- _DATA LINES_

>>>

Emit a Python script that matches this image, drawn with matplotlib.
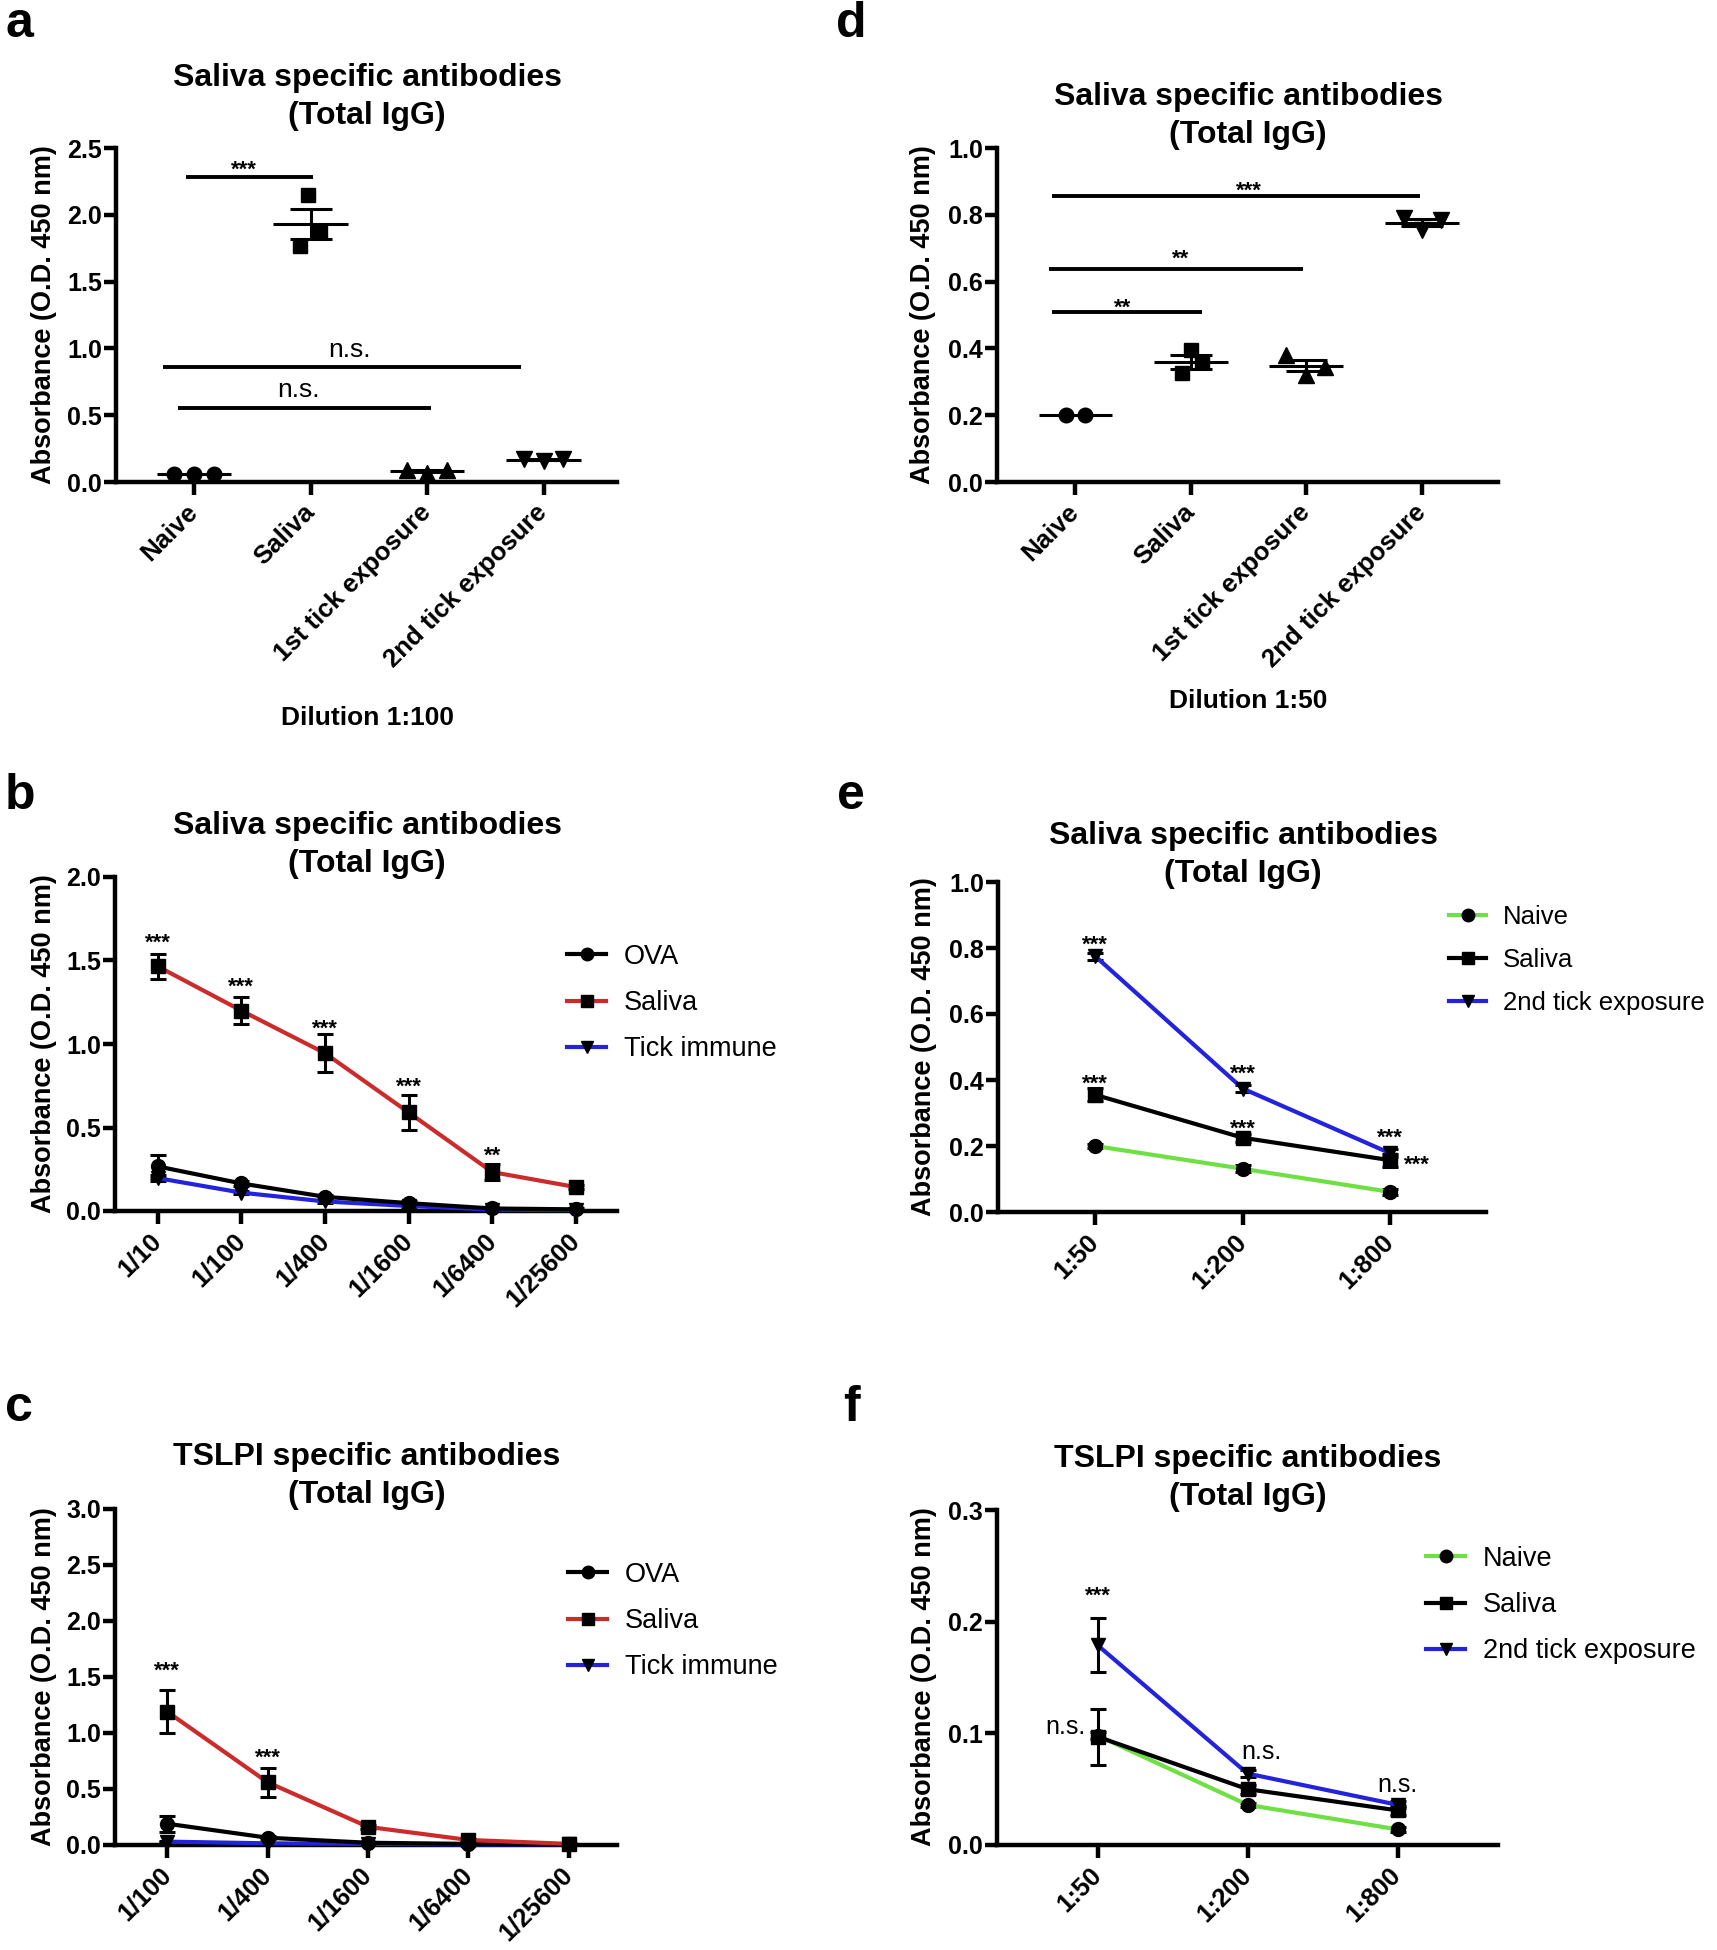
import numpy as np
import matplotlib
matplotlib.use('Agg')
import matplotlib.pyplot as plt
from matplotlib.lines import Line2D

plt.rcParams['font.family'] = ['Liberation Sans', 'DejaVu Sans']

# ---- data ----
groups = ['Naive', 'Saliva', '1st tick exposure', '2nd tick exposure']

# a: dilution 1:100, individual mice
a_naive = [0.06, 0.06, 0.06]
a_saliva = [2.15, 1.77, 1.88]
a_tick1 = [0.09, 0.07, 0.09]
a_tick2 = [0.17, 0.16, 0.17]

# d: dilution 1:50, individual mice
d_naive = [0.20, 0.20]
d_saliva = [0.395, 0.325, 0.36]
d_tick1 = [0.38, 0.32, 0.345]
d_tick2 = [0.79, 0.785, 0.755]

# b: saliva specific, titration
b_dil = ['1/10', '1/100', '1/400', '1/1600', '1/6400', '1/25600']
b_ova = [0.267, 0.165, 0.085, 0.047, 0.015, 0.010]
b_ova_err = [0.07, 0.015, 0.01, 0.01, 0.005, 0.005]
b_saliva = [1.465, 1.20, 0.945, 0.59, 0.233, 0.143]
b_saliva_err = [0.075, 0.08, 0.115, 0.105, 0.05, 0.012]
b_tick = [0.197, 0.11, 0.057, 0.03, 0.008, 0.005]
b_tick_err = [0.02, 0.01, 0.008, 0.005, 0.003, 0.003]
b_stars = ['***', '***', '***', '***', '**']
b_star_y = [1.65, 1.385, 1.13, 0.785, 0.37]

# c: TSLPI specific, titration
c_dil = ['1/100', '1/400', '1/1600', '1/6400', '1/25600']
c_ova = [0.19, 0.065, 0.02, 0.01, 0.005]
c_ova_err = [0.07, 0.015, 0.005, 0.005, 0.003]
c_saliva = [1.19, 0.56, 0.162, 0.045, 0.01]
c_saliva_err = [0.19, 0.13, 0.02, 0.01, 0.005]
c_tick = [0.03, 0.015, 0.01, 0.005, 0.005]
c_tick_err = [0.005, 0.003, 0.003, 0.002, 0.002]
c_stars = ['***', '***']
c_star_y = [1.62, 0.84]

# e: saliva specific, 3 dilutions
ef_dil = ['1:50', '1:200', '1:800']
e_naive = [0.20, 0.131, 0.061]
e_naive_err = [0.005, 0.01, 0.01]
e_saliva = [0.355, 0.225, 0.157]
e_saliva_err = [0.02, 0.012, 0.02]
e_tick2 = [0.775, 0.374, 0.178]
e_tick2_err = [0.01, 0.01, 0.012]

# f: TSLPI specific, 3 dilutions
f_naive = [0.098, 0.036, 0.014]
f_naive_err = [0.003, 0.002, 0.002]
f_saliva = [0.097, 0.05, 0.031]
f_saliva_err = [0.025, 0.004, 0.004]
f_tick2 = [0.179, 0.064, 0.036]
f_tick2_err = [0.024, 0.003, 0.003]

RED = '#cc2b2b'
BLUE = '#2323dc'
GREEN = '#6fe043'

W, H = 1717, 1950
fig = plt.figure(figsize=(W / 100, H / 100), dpi=100)
fig.patch.set_facecolor('white')


def add_axes(l, r, t, b):
    return fig.add_axes([l / W, 1 - b / H, (r - l) / W, (b - t) / H])


def style(ax, xlim, xlabels, ylim, ystep):
    for s in ['top', 'right']:
        ax.spines[s].set_visible(False)
    for s in ['left', 'bottom']:
        ax.spines[s].set_linewidth(3.2)
    ax.set_xlim(xlim)
    ax.set_ylim(ylim)
    yt = np.arange(0, ylim[1] + ystep / 2, ystep)
    ax.set_yticks(yt)
    ax.set_yticklabels(['%.1f' % v for v in yt], fontsize=18, fontweight='bold')
    ax.set_xticks(range(len(xlabels)))
    ax.set_xticklabels(xlabels, rotation=45, ha='right', va='center',
                       rotation_mode='anchor', fontsize=18.5, fontweight='bold')
    ax.tick_params(axis='both', width=3.2, length=9, direction='out')
    ax.tick_params(axis='y', pad=1)
    ax.tick_params(axis='x', pad=10)


def ylabel(x, yc):
    fig.text(x / W, 1 - yc / H, 'Absorbance (O.D. 450 nm)', rotation=90,
             ha='center', va='center', fontsize=19.5, fontweight='bold')


def title(x, yc, s):
    fig.text(x / W, 1 - yc / H, s, ha='center', va='center', fontsize=23,
             fontweight='bold', linespacing=1.32, multialignment='center')


def panel_label(x, yb, s):
    fig.text(x / W, 1 - yb / H, s, ha='center', va='baseline', fontsize=36, fontweight='bold')


def note(ax, x, y, s, fs=16, bold=True, ha='center', lift=0.58):
    ax.annotate(s, (x, y), xytext=(0, -lift * fs), textcoords='offset points',
                ha=ha, va='baseline', fontsize=fs,
                fontweight='bold' if bold else 'normal', annotation_clip=False)


def dot_group(ax, x, vals, offsets, marker, ms):
    vals = np.array(vals)
    m = vals.mean()
    sem = vals.std(ddof=1) / np.sqrt(len(vals))
    ax.plot(x + np.array(offsets), vals, ls='none', marker=marker, color='k', ms=ms,
            clip_on=False, zorder=3)
    ax.hlines(m, x - 0.32, x + 0.32, color='k', lw=2.2, zorder=4)
    if sem > 0:
        ax.vlines(x, m - sem, m + sem, color='k', lw=2.2, zorder=4)
        ax.hlines([m - sem, m + sem], x - 0.18, x + 0.18, color='k', lw=2.2, zorder=4)


def series(ax, y, err, color, marker, label):
    x = np.arange(len(y))
    ax.errorbar(x, y, yerr=err, color=color, lw=3, marker=marker, mfc='k', mec='k',
                ms=10, ecolor='k', elinewidth=2.2, capsize=5.5, capthick=2.2,
                clip_on=False, zorder=3, label=label)


def legend(ax, handles, x_left, yc, fs=19.5):
    ax.legend(handles=handles, loc='center left', bbox_to_anchor=(x_left / W, 1 - yc / H),
              bbox_transform=fig.transFigure, frameon=False, fontsize=fs,
              borderpad=0, borderaxespad=0, handlelength=1.45, handletextpad=0.65,
              labelspacing=0.75)


def handle(color, marker, label):
    return Line2D([], [], color=color, lw=3, marker=marker, mfc='k', mec='k', ms=9, label=label)


# ---- panel a ----
ax = add_axes(116, 617, 148, 482)
style(ax, (-0.67, 3.63), groups, (0, 2.5), 0.5)
dot_group(ax, 0, a_naive, [-0.17, 0, 0.17], 'o', 10.5)
dot_group(ax, 1, a_saliva, [-0.02, -0.09, 0.08], 's', 10.5)
dot_group(ax, 2, a_tick1, [-0.17, 0, 0.17], '^', 11.5)
dot_group(ax, 3, a_tick2, [-0.17, 0, 0.17], 'v', 11.5)
ax.hlines(2.285, -0.07, 1.02, color='k', lw=2.8)
note(ax, 0.43, 2.39, '***')
ax.hlines(0.861, -0.27, 2.81, color='k', lw=2.8)
note(ax, 1.33, 0.99, 'n.s.', fs=19, bold=False, lift=0.26)
ax.hlines(0.557, -0.14, 2.03, color='k', lw=2.8)
note(ax, 0.9, 0.69, 'n.s.', fs=19, bold=False, lift=0.26)
ylabel(44, 315)
title(367, 97, 'Saliva specific antibodies\n(Total IgG)')
fig.text(367 / W, 1 - 718 / H, 'Dilution 1:100', ha='center', va='center',
         fontsize=19, fontweight='bold')
panel_label(19, 37, 'a')

# ---- panel d ----
ax = add_axes(997, 1498, 148, 482)
style(ax, (-0.68, 3.66), groups, (0, 1.0), 0.2)
dot_group(ax, 0, d_naive, [-0.085, 0.085], 'o', 10.5)
dot_group(ax, 1, d_saliva, [0.0, -0.075, 0.1], 's', 10.5)
dot_group(ax, 2, d_tick1, [-0.175, 0.0, 0.165], '^', 11.5)
dot_group(ax, 3, d_tick2, [-0.15, 0.17, 0.0], 'v', 11.5)
ax.hlines(0.856, -0.2, 2.98, color='k', lw=2.8)
note(ax, 1.5, 0.894, '***')
ax.hlines(0.637, -0.23, 1.97, color='k', lw=2.8)
note(ax, 0.91, 0.69, '**')
ax.hlines(0.51, -0.2, 1.1, color='k', lw=2.8)
note(ax, 0.41, 0.541, '**')
ylabel(923, 315)
title(1248, 116, 'Saliva specific antibodies\n(Total IgG)')
fig.text(1248 / W, 1 - 701 / H, 'Dilution 1:50', ha='center', va='center',
         fontsize=19, fontweight='bold')
panel_label(851, 37, 'd')

# ---- panel b ----
ax = add_axes(115, 617, 877, 1211)
style(ax, (-0.51, 5.49), b_dil, (0, 2.0), 0.5)
series(ax, b_tick, b_tick_err, BLUE, 'v', 'Tick immune')
series(ax, b_ova, b_ova_err, 'k', 'o', 'OVA')
series(ax, b_saliva, b_saliva_err, RED, 's', 'Saliva')
for i, (s, y) in enumerate(zip(b_stars, b_star_y)):
    note(ax, i, y, s)
legend(ax, [handle('k', 'o', 'OVA'), handle(RED, 's', 'Saliva'), handle(BLUE, 'v', 'Tick immune')],
       567, 1003)
ylabel(44, 1044)
title(367, 845, 'Saliva specific antibodies\n(Total IgG)')
panel_label(20, 809, 'b')

# ---- panel e ----
ax = add_axes(998, 1486, 882, 1212)
style(ax, (-0.66, 2.65), ef_dil, (0, 1.0), 0.2)
series(ax, e_naive, e_naive_err, GREEN, 'o', 'Naive')
series(ax, e_saliva, e_saliva_err, 'k', 's', 'Saliva')
series(ax, e_tick2, e_tick2_err, BLUE, 'v', '2nd tick exposure')
note(ax, 0, 0.83, '***')
note(ax, 0, 0.41, '***')
note(ax, 1, 0.44, '***')
note(ax, 1, 0.273, '***')
note(ax, 2, 0.247, '***')
note(ax, 2.18, 0.165, '***')
legend(ax, [handle(GREEN, 'o', 'Naive'), handle('k', 's', 'Saliva'),
            handle(BLUE, 'v', '2nd tick exposure')], 1449, 960, fs=18.5)
ylabel(924, 1047)
title(1243, 855, 'Saliva specific antibodies\n(Total IgG)')
panel_label(851, 809, 'e')

# ---- panel c ----
ax = add_axes(115, 617, 1509, 1845)
style(ax, (-0.52, 4.48), c_dil, (0, 3.0), 0.5)
series(ax, c_tick, c_tick_err, BLUE, 'v', 'Tick immune')
series(ax, c_ova, c_ova_err, 'k', 'o', 'OVA')
series(ax, c_saliva, c_saliva_err, RED, 's', 'Saliva')
for i, (s, y) in enumerate(zip(c_stars, c_star_y)):
    note(ax, i, y, s)
legend(ax, [handle('k', 'o', 'OVA'), handle(RED, 's', 'Saliva'), handle(BLUE, 'v', 'Tick immune')],
       568, 1621)
ylabel(44, 1677)
title(367, 1476, 'TSLPI specific antibodies\n(Total IgG)')
panel_label(19, 1421, 'c')

# ---- panel f ----
ax = add_axes(997, 1498, 1510, 1845)
style(ax, (-0.67, 2.67), ef_dil, (0, 0.3), 0.1)
series(ax, f_naive, f_naive_err, GREEN, 'o', 'Naive')
series(ax, f_saliva, f_saliva_err, 'k', 's', 'Saliva')
series(ax, f_tick2, f_tick2_err, BLUE, 'v', '2nd tick exposure')
note(ax, 0, 0.229, '***')
note(ax, -0.08, 0.105, 'n.s.', fs=18, bold=False, ha='right', lift=0.26)
note(ax, 1.09, 0.083, 'n.s.', fs=18, bold=False, lift=0.26)
note(ax, 2, 0.053, 'n.s.', fs=18, bold=False, lift=0.26)
legend(ax, [handle(GREEN, 'o', 'Naive'), handle('k', 's', 'Saliva'),
            handle(BLUE, 'v', '2nd tick exposure')], 1426, 1605)
ylabel(924, 1677)
title(1248, 1478, 'TSLPI specific antibodies\n(Total IgG)')
panel_label(851, 1421, 'f')

fig.savefig('out.png', dpi=100, facecolor='white')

<<<

- _THE REQUEST_
Skip the pictures and restate exactly the lines from the beginning of the listing to the line with "fig.patch.set_facecolor('white')", that line included.

- _OUTPUT FOR THIS EXERCISE_
Emit a Python script that matches this image, drawn with matplotlib.
import numpy as np
import matplotlib
matplotlib.use('Agg')
import matplotlib.pyplot as plt
from matplotlib.lines import Line2D

plt.rcParams['font.family'] = ['Liberation Sans', 'DejaVu Sans']

# ---- data ----
groups = ['Naive', 'Saliva', '1st tick exposure', '2nd tick exposure']

# a: dilution 1:100, individual mice
a_naive = [0.06, 0.06, 0.06]
a_saliva = [2.15, 1.77, 1.88]
a_tick1 = [0.09, 0.07, 0.09]
a_tick2 = [0.17, 0.16, 0.17]

# d: dilution 1:50, individual mice
d_naive = [0.20, 0.20]
d_saliva = [0.395, 0.325, 0.36]
d_tick1 = [0.38, 0.32, 0.345]
d_tick2 = [0.79, 0.785, 0.755]

# b: saliva specific, titration
b_dil = ['1/10', '1/100', '1/400', '1/1600', '1/6400', '1/25600']
b_ova = [0.267, 0.165, 0.085, 0.047, 0.015, 0.010]
b_ova_err = [0.07, 0.015, 0.01, 0.01, 0.005, 0.005]
b_saliva = [1.465, 1.20, 0.945, 0.59, 0.233, 0.143]
b_saliva_err = [0.075, 0.08, 0.115, 0.105, 0.05, 0.012]
b_tick = [0.197, 0.11, 0.057, 0.03, 0.008, 0.005]
b_tick_err = [0.02, 0.01, 0.008, 0.005, 0.003, 0.003]
b_stars = ['***', '***', '***', '***', '**']
b_star_y = [1.65, 1.385, 1.13, 0.785, 0.37]

# c: TSLPI specific, titration
c_dil = ['1/100', '1/400', '1/1600', '1/6400', '1/25600']
c_ova = [0.19, 0.065, 0.02, 0.01, 0.005]
c_ova_err = [0.07, 0.015, 0.005, 0.005, 0.003]
c_saliva = [1.19, 0.56, 0.162, 0.045, 0.01]
c_saliva_err = [0.19, 0.13, 0.02, 0.01, 0.005]
c_tick = [0.03, 0.015, 0.01, 0.005, 0.005]
c_tick_err = [0.005, 0.003, 0.003, 0.002, 0.002]
c_stars = ['***', '***']
c_star_y = [1.62, 0.84]

# e: saliva specific, 3 dilutions
ef_dil = ['1:50', '1:200', '1:800']
e_naive = [0.20, 0.131, 0.061]
e_naive_err = [0.005, 0.01, 0.01]
e_saliva = [0.355, 0.225, 0.157]
e_saliva_err = [0.02, 0.012, 0.02]
e_tick2 = [0.775, 0.374, 0.178]
e_tick2_err = [0.01, 0.01, 0.012]

# f: TSLPI specific, 3 dilutions
f_naive = [0.098, 0.036, 0.014]
f_naive_err = [0.003, 0.002, 0.002]
f_saliva = [0.097, 0.05, 0.031]
f_saliva_err = [0.025, 0.004, 0.004]
f_tick2 = [0.179, 0.064, 0.036]
f_tick2_err = [0.024, 0.003, 0.003]

RED = '#cc2b2b'
BLUE = '#2323dc'
GREEN = '#6fe043'

W, H = 1717, 1950
fig = plt.figure(figsize=(W / 100, H / 100), dpi=100)
fig.patch.set_facecolor('white')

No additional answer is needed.